→ **AIM OF THE EXERCISE**:
Exactly the lines from the first line of the records to the line holding "(capA) at (113,589)" should be duplicated, and nothing more; pictures stay out.

→ **PROVIDED RECORDS**:
--- begin ---

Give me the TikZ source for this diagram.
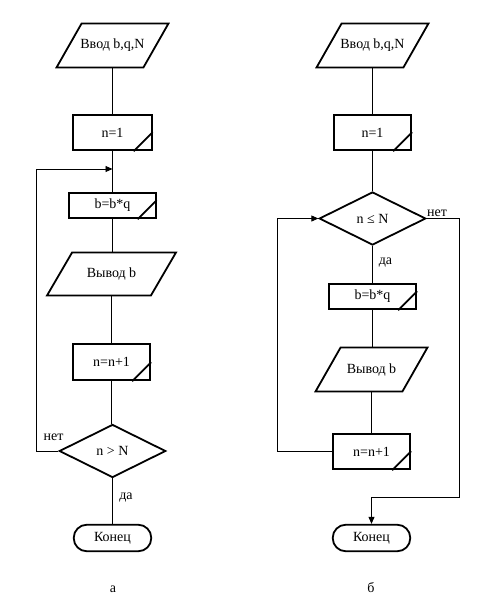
\documentclass[tikz,border=0pt]{standalone}
\usepackage{fontspec}
\setmainfont{Liberation Serif}
\usetikzlibrary{shapes.geometric,arrows.meta}
\begin{document}
\begin{tikzpicture}[x=1pt,y=-1pt,
  font=\fontsize{14}{16}\selectfont,
  shp/.style={line width=1.8pt},
  con/.style={line width=0.9pt},
  arr/.style={con,-{Triangle[length=7pt,width=6pt]}},
  iobox/.style={inner sep=0pt},
  procbox/.style={draw,line width=1.8pt,inner sep=0pt},
  decbox/.style={diamond,draw,line width=1.8pt,inner sep=0pt,minimum width=106.5pt,minimum height=53pt},
  termbox/.style={draw,line width=1.8pt,rounded corners=13pt,inner sep=0pt,minimum width=77.5pt,minimum height=26.5pt},
  lbl/.style={inner sep=0pt}]
\fill[white] (0,0) rectangle (485,603);
\useasboundingbox (0,0) rectangle (485,603);

% ---------- left chart (a) ----------
\node[iobox,minimum width=111.5pt,minimum height=43.5pt] (in1) at (112.5,45.5) {Ввод b,q,N};
\node[procbox,minimum width=78.5pt,minimum height=35.5pt] (n1L) at (112.5,132.5) {n=1};
\node[procbox,minimum width=86.5pt,minimum height=25.5pt] (bL) at (112.5,205.5) {b=b*q};
\node[iobox,minimum width=128.5pt,minimum height=42.5pt] (out1) at (111.5,274) {Вывод b};
\node[procbox,minimum width=77.5pt,minimum height=36.5pt] (incL) at (111.5,362) {n=n+1};
\node[decbox] (dL) at (112.5,451) {n > N};
\node[termbox] (endL) at (112.5,538) {Конец};
\coordinate (jL) at (112.5,169);
\coordinate (loopL) at (36,169);

\draw[con] (in1.south) -- (n1L.north);
\draw[con] (n1L.south) -- (bL.north);
\draw[con] (bL.south) -- (bL.south |- out1.north);
\draw[con] (out1.south) -- (out1.south |- incL.north);
\draw[con] (incL.south) -- (incL.south |- dL.north);
\draw[con] (dL.south) -- (endL.north);
\draw[arr] (dL.west) -| (loopL) -- (jL);

\node[lbl] (netL) at (53.5,437.5) {нет};
\node[lbl] (daL) at (126,498) {да};
\node[lbl] (capA) at (113,589) {а};

% ---------- right chart (b) ----------
\node[iobox,minimum width=111.5pt,minimum height=43.5pt] (in2) at (372.5,45.5) {Ввод b,q,N};
\node[procbox,minimum width=77.5pt,minimum height=35.5pt] (n1R) at (372.5,132.5) {n=1};
\node[decbox] (dR) at (372.5,218.5) {n ≤ N};
\node[procbox,minimum width=87.5pt,minimum height=25.5pt] (bR) at (372.5,296.5) {b=b*q};
\node[iobox,minimum width=111.5pt,minimum height=43.5pt] (out2) at (371.5,369.5) {Вывод b};
\node[procbox,minimum width=77.5pt,minimum height=35.5pt] (incR) at (371.5,451.5) {n=n+1};
\node[termbox] (endR) at (371.5,538) {Конец};
\coordinate (loopR) at (277,218.5);
\coordinate (exitR) at (459,497);

\draw[con] (in2.south) -- (n1R.north);
\draw[con] (n1R.south) -- (dR.north);
\draw[con] (dR.south) -- (bR.north);
\draw[con] (bR.south) -- (bR.south |- out2.north);
\draw[con] (out2.south) -- (incR.north);
\draw[arr] (incR.west) -| (loopR) -- (dR.west);
\draw[arr] (dR.east) -| (exitR) -| (endR.north);

\node[lbl] (netR) at (437,213) {нет};
\node[lbl] (daR) at (385.5,263) {да};
\node[lbl] (capB) at (371,588) {б};

% ---------- parallelogram outlines ----------
\foreach \n in {in1,out1,in2,out2}
  \draw[shp] ([xshift=25pt]\n.north west) -- (\n.north east)
    -- ([xshift=-25pt]\n.south east) -- (\n.south west) -- cycle;
% ---------- corner marks of process boxes ----------
\foreach \n in {n1L,bL,incL,n1R,bR,incR}
  \draw[shp] ([xshift=-19pt]\n.south east) -- ([yshift=19pt]\n.south east);
\end{tikzpicture}
\end{document}
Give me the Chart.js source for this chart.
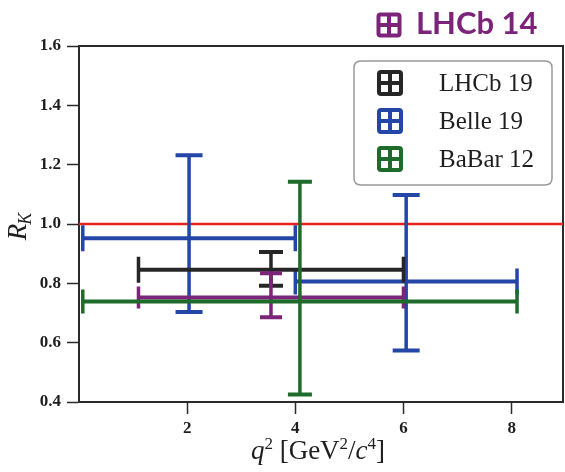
<!DOCTYPE html>
<html>
<head>
<meta charset="utf-8">
<script src="https://cdn.jsdelivr.net/npm/chart.js@4.4.1/dist/chart.umd.min.js"></script>
<style>
  html, body { margin: 0; padding: 0; background: #ffffff; }
  #wrap { width: 565px; height: 472px; }
</style>
</head>
<body>
<div id="wrap"><canvas id="c" width="565" height="472"></canvas></div>
<script>
// ---- data ----
const seriesNames = ['LHCb 19', 'Belle 19', 'BaBar 12', 'LHCb 14'];
const xAxisRange = [0, 8.95];
const yAxisRange = [0.4, 1.6];
const xTickValues = [2, 4, 6, 8];
const yTickValues = [0.4, 0.6, 0.8, 1.0, 1.2, 1.4, 1.6];
const referenceLineY = [1.0];

const lhcb19XLow  = [1.1];
const lhcb19XHigh = [6.0];
const lhcb19Y     = [0.846];
const lhcb19YLow  = [0.792];
const lhcb19YHigh = [0.906];

const belle19XLow  = [0.07, 4.0];
const belle19XHigh = [4.0, 8.1];
const belle19Y     = [0.952, 0.806];
const belle19YLow  = [0.703, 0.574];
const belle19YHigh = [1.232, 1.098];

const babar12XLow  = [0.07];
const babar12XHigh = [8.1];
const babar12Y     = [0.739];
const babar12YLow  = [0.425];
const babar12YHigh = [1.142];

const lhcb14XLow  = [1.1];
const lhcb14XHigh = [6.0];
const lhcb14Y     = [0.752];
const lhcb14YLow  = [0.686];
const lhcb14YHigh = [0.834];

const colBlack = '#262626', colBlue = '#2446a6', colGreen = '#1f6b2b', colPurple = '#7b247a', colRed = '#e8231f';

function buildPoints(xl, xh, y, yl, yh) {
  return y.map((v, i) => ({ x: (xl[i] + xh[i]) / 2, y: v, xMin: xl[i], xMax: xh[i], yMin: yl[i], yMax: yh[i] }));
}

const serifFont = "'Liberation Serif', 'DejaVu Serif', serif";

// ---- plugins ----
const errorBarPlugin = {
  id: 'errorBars',
  afterDatasetsDraw(chart) {
    const { ctx } = chart;
    const xs = chart.scales.x, ys = chart.scales.y;
    chart.data.datasets.forEach(ds => {
      if (!ds.errorBars) return;
      ctx.save();
      ctx.strokeStyle = ds.borderColor;
      ctx.lineCap = 'butt';
      ds.data.forEach(p => {
        const x0 = xs.getPixelForValue(p.xMin), x1 = xs.getPixelForValue(p.xMax);
        const xc = xs.getPixelForValue(p.x);
        const yc = ys.getPixelForValue(p.y);
        const y0 = ys.getPixelForValue(p.yMin), y1 = ys.getPixelForValue(p.yMax);
        const ch = ds.capH / 2, cw = ds.capW / 2;
        ctx.lineWidth = ds.hWidth;
        ctx.beginPath();
        ctx.moveTo(x0, yc); ctx.lineTo(x1, yc);
        ctx.stroke();
        ctx.lineWidth = ds.vWidth;
        ctx.beginPath();
        ctx.moveTo(x0, yc - ch); ctx.lineTo(x0, yc + ch);
        ctx.moveTo(x1, yc - ch); ctx.lineTo(x1, yc + ch);
        ctx.moveTo(xc, y0); ctx.lineTo(xc, y1);
        ctx.stroke();
        ctx.lineWidth = ds.hWidth;
        ctx.beginPath();
        ctx.moveTo(xc - cw, y0); ctx.lineTo(xc + cw, y0);
        ctx.moveTo(xc - cw, y1); ctx.lineTo(xc + cw, y1);
        ctx.stroke();
      });
      ctx.restore();
    });
  }
};

function roundRect(ctx, x, y, w, h, r) {
  ctx.beginPath();
  ctx.moveTo(x + r, y);
  ctx.lineTo(x + w - r, y);
  ctx.quadraticCurveTo(x + w, y, x + w, y + r);
  ctx.lineTo(x + w, y + h - r);
  ctx.quadraticCurveTo(x + w, y + h, x + w - r, y + h);
  ctx.lineTo(x + r, y + h);
  ctx.quadraticCurveTo(x, y + h, x, y + h - r);
  ctx.lineTo(x, y + r);
  ctx.quadraticCurveTo(x, y, x + r, y);
  ctx.closePath();
}

function drawGridIcon(ctx, cx, cy, size, color) {
  const x0 = cx - size / 2, y0 = cy - size / 2;
  ctx.fillStyle = color;
  roundRect(ctx, x0, y0, size, size, 4);
  ctx.fill();
  const b = 4, t = 4;
  const s = (size - 2 * b - t) / 2;
  ctx.fillStyle = '#ffffff';
  ctx.fillRect(x0 + b, y0 + b, s, s);
  ctx.fillRect(x0 + b + s + t, y0 + b, s, s);
  ctx.fillRect(x0 + b, y0 + b + s + t, s, s);
  ctx.fillRect(x0 + b + s + t, y0 + b + s + t, s, s);
}

const decorPlugin = {
  id: 'decor',
  beforeDatasetsDraw(chart) {
    const { ctx, chartArea: a } = chart;
    ctx.save();
    ctx.strokeStyle = '#2a2a2a';
    ctx.lineWidth = 2;
    ctx.strokeRect(a.left, a.top, a.right - a.left, a.bottom - a.top);
    ctx.restore();
  },
  afterDraw(chart) {
    const { ctx } = chart;
    ctx.save();
    // legend box
    ctx.fillStyle = '#ffffff';
    roundRect(ctx, 354, 61, 198, 124, 7);
    ctx.fill();
    ctx.strokeStyle = '#9a9a9a';
    ctx.lineWidth = 1.5;
    ctx.stroke();
    const legendColors = [colBlack, colBlue, colGreen];
    const legendY = [83, 121, 159];
    ctx.font = '25px ' + serifFont;
    ctx.textBaseline = 'middle';
    ctx.textAlign = 'left';
    for (let i = 0; i < 3; i++) {
      drawGridIcon(ctx, 390, legendY[i], 26, legendColors[i]);
      ctx.fillStyle = '#1e1e1e';
      ctx.fillText(seriesNames[i], 439, legendY[i] + 1);
    }
    // handwritten-style LHCb 14 label
    drawGridIcon(ctx, 389, 25, 25, colPurple);
    ctx.fillStyle = colPurple;
    ctx.font = "bold 31px Lato, 'Open Sans', sans-serif";
    ctx.textBaseline = 'middle';
    ctx.fillText(seriesNames[3], 416, 24);

    // x axis title
    const parts = [
      { t: 'q', f: 'italic 27px ' + serifFont, dy: 0 },
      { t: '2', f: '17px ' + serifFont, dy: -10 },
      { t: ' [GeV', f: '27px ' + serifFont, dy: 0 },
      { t: '2', f: '17px ' + serifFont, dy: -10 },
      { t: '/', f: '27px ' + serifFont, dy: 0 },
      { t: 'c', f: 'italic 27px ' + serifFont, dy: 0 },
      { t: '4', f: '17px ' + serifFont, dy: -10 },
      { t: ']', f: '27px ' + serifFont, dy: 0 }
    ];
    let total = 0;
    parts.forEach(p => { ctx.font = p.f; p.w = ctx.measureText(p.t).width; total += p.w; });
    let px = 318 - total / 2;
    ctx.fillStyle = '#1e1e1e';
    ctx.textBaseline = 'alphabetic';
    parts.forEach(p => { ctx.font = p.f; ctx.fillText(p.t, px, 459 + p.dy); px += p.w; });

    // y axis title R_K
    ctx.translate(26, 226);
    ctx.rotate(-Math.PI / 2);
    ctx.font = 'italic 27px ' + serifFont;
    const wR = ctx.measureText('R').width;
    ctx.font = 'italic 18px ' + serifFont;
    const wK = ctx.measureText('K').width;
    let sx = -(wR + wK) / 2;
    ctx.font = 'italic 27px ' + serifFont;
    ctx.fillText('R', sx, 0);
    ctx.font = 'italic 18px ' + serifFont;
    ctx.fillText('K', sx + wR - 1, 5);
    ctx.restore();
  }
};

const tickFont = { family: serifFont, size: 17, weight: 'bold' };

new Chart(document.getElementById('c'), {
  type: 'scatter',
  data: {
    datasets: [
      {
        label: 'SM',
        data: [{ x: xAxisRange[0], y: referenceLineY[0] }, { x: xAxisRange[1], y: referenceLineY[0] }],
        showLine: true, borderColor: colRed, borderWidth: 2.5, pointRadius: 0
      },
      {
        label: seriesNames[1], errorBars: true,
        data: buildPoints(belle19XLow, belle19XHigh, belle19Y, belle19YLow, belle19YHigh),
        borderColor: colBlue, backgroundColor: colBlue, pointRadius: 0,
        hWidth: 4, vWidth: 3.5, capW: 27, capH: 26
      },
      {
        label: seriesNames[0], errorBars: true,
        data: buildPoints(lhcb19XLow, lhcb19XHigh, lhcb19Y, lhcb19YLow, lhcb19YHigh),
        borderColor: colBlack, backgroundColor: colBlack, pointRadius: 0,
        hWidth: 4, vWidth: 3.5, capW: 24, capH: 26
      },
      {
        label: seriesNames[3], errorBars: true,
        data: buildPoints(lhcb14XLow, lhcb14XHigh, lhcb14Y, lhcb14YLow, lhcb14YHigh),
        borderColor: colPurple, backgroundColor: colPurple, pointRadius: 0,
        hWidth: 4, vWidth: 3.5, capW: 22, capH: 22
      },
      {
        label: seriesNames[2], errorBars: true,
        data: buildPoints(babar12XLow, babar12XHigh, babar12Y, babar12YLow, babar12YHigh),
        borderColor: colGreen, backgroundColor: colGreen, pointRadius: 0,
        hWidth: 4, vWidth: 3.5, capW: 24, capH: 24
      }
    ]
  },
  options: {
    responsive: false,
    animation: false,
    layout: { padding: { top: 46, right: 2, left: 0, bottom: 0 } },
    plugins: { legend: { display: false }, tooltip: { enabled: false }, title: { display: false } },
    scales: {
      x: {
        type: 'linear', min: xAxisRange[0], max: xAxisRange[1],
        afterBuildTicks: s => { s.ticks = xTickValues.map(v => ({ value: v })); },
        ticks: { font: tickFont, color: '#1e1e1e', padding: 4, callback: v => String(v) },
        grid: { drawOnChartArea: false, tickLength: 12, tickColor: '#2a2a2a', tickWidth: 1.5 },
        border: { color: '#2a2a2a', width: 2 },
        afterFit: s => { s.height = 70; }
      },
      y: {
        type: 'linear', min: yAxisRange[0], max: yAxisRange[1],
        afterBuildTicks: s => { s.ticks = yTickValues.map(v => ({ value: v })); },
        ticks: { font: tickFont, color: '#1e1e1e', padding: 6, callback: v => Number(v).toFixed(1) },
        grid: { drawOnChartArea: false, tickLength: 12, tickColor: '#2a2a2a', tickWidth: 1.5 },
        border: { color: '#2a2a2a', width: 2 },
        afterFit: s => { s.width = 79; }
      }
    }
  },
  plugins: [decorPlugin, errorBarPlugin]
});
</script>
</body>
</html>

--- end ---

→ **ANSWER TO THE EXERCISE**:
Give me the TikZ source for this diagram.
\documentclass[tikz,border=0pt]{standalone}
\usepackage{fontspec}
\setmainfont{Liberation Serif}
\usetikzlibrary{shapes.geometric,arrows.meta}
\begin{document}
\begin{tikzpicture}[x=1pt,y=-1pt,
  font=\fontsize{14}{16}\selectfont,
  shp/.style={line width=1.8pt},
  con/.style={line width=0.9pt},
  arr/.style={con,-{Triangle[length=7pt,width=6pt]}},
  iobox/.style={inner sep=0pt},
  procbox/.style={draw,line width=1.8pt,inner sep=0pt},
  decbox/.style={diamond,draw,line width=1.8pt,inner sep=0pt,minimum width=106.5pt,minimum height=53pt},
  termbox/.style={draw,line width=1.8pt,rounded corners=13pt,inner sep=0pt,minimum width=77.5pt,minimum height=26.5pt},
  lbl/.style={inner sep=0pt}]
\fill[white] (0,0) rectangle (485,603);
\useasboundingbox (0,0) rectangle (485,603);

% ---------- left chart (a) ----------
\node[iobox,minimum width=111.5pt,minimum height=43.5pt] (in1) at (112.5,45.5) {Ввод b,q,N};
\node[procbox,minimum width=78.5pt,minimum height=35.5pt] (n1L) at (112.5,132.5) {n=1};
\node[procbox,minimum width=86.5pt,minimum height=25.5pt] (bL) at (112.5,205.5) {b=b*q};
\node[iobox,minimum width=128.5pt,minimum height=42.5pt] (out1) at (111.5,274) {Вывод b};
\node[procbox,minimum width=77.5pt,minimum height=36.5pt] (incL) at (111.5,362) {n=n+1};
\node[decbox] (dL) at (112.5,451) {n > N};
\node[termbox] (endL) at (112.5,538) {Конец};
\coordinate (jL) at (112.5,169);
\coordinate (loopL) at (36,169);

\draw[con] (in1.south) -- (n1L.north);
\draw[con] (n1L.south) -- (bL.north);
\draw[con] (bL.south) -- (bL.south |- out1.north);
\draw[con] (out1.south) -- (out1.south |- incL.north);
\draw[con] (incL.south) -- (incL.south |- dL.north);
\draw[con] (dL.south) -- (endL.north);
\draw[arr] (dL.west) -| (loopL) -- (jL);

\node[lbl] (netL) at (53.5,437.5) {нет};
\node[lbl] (daL) at (126,498) {да};
\node[lbl] (capA) at (113,589) {а};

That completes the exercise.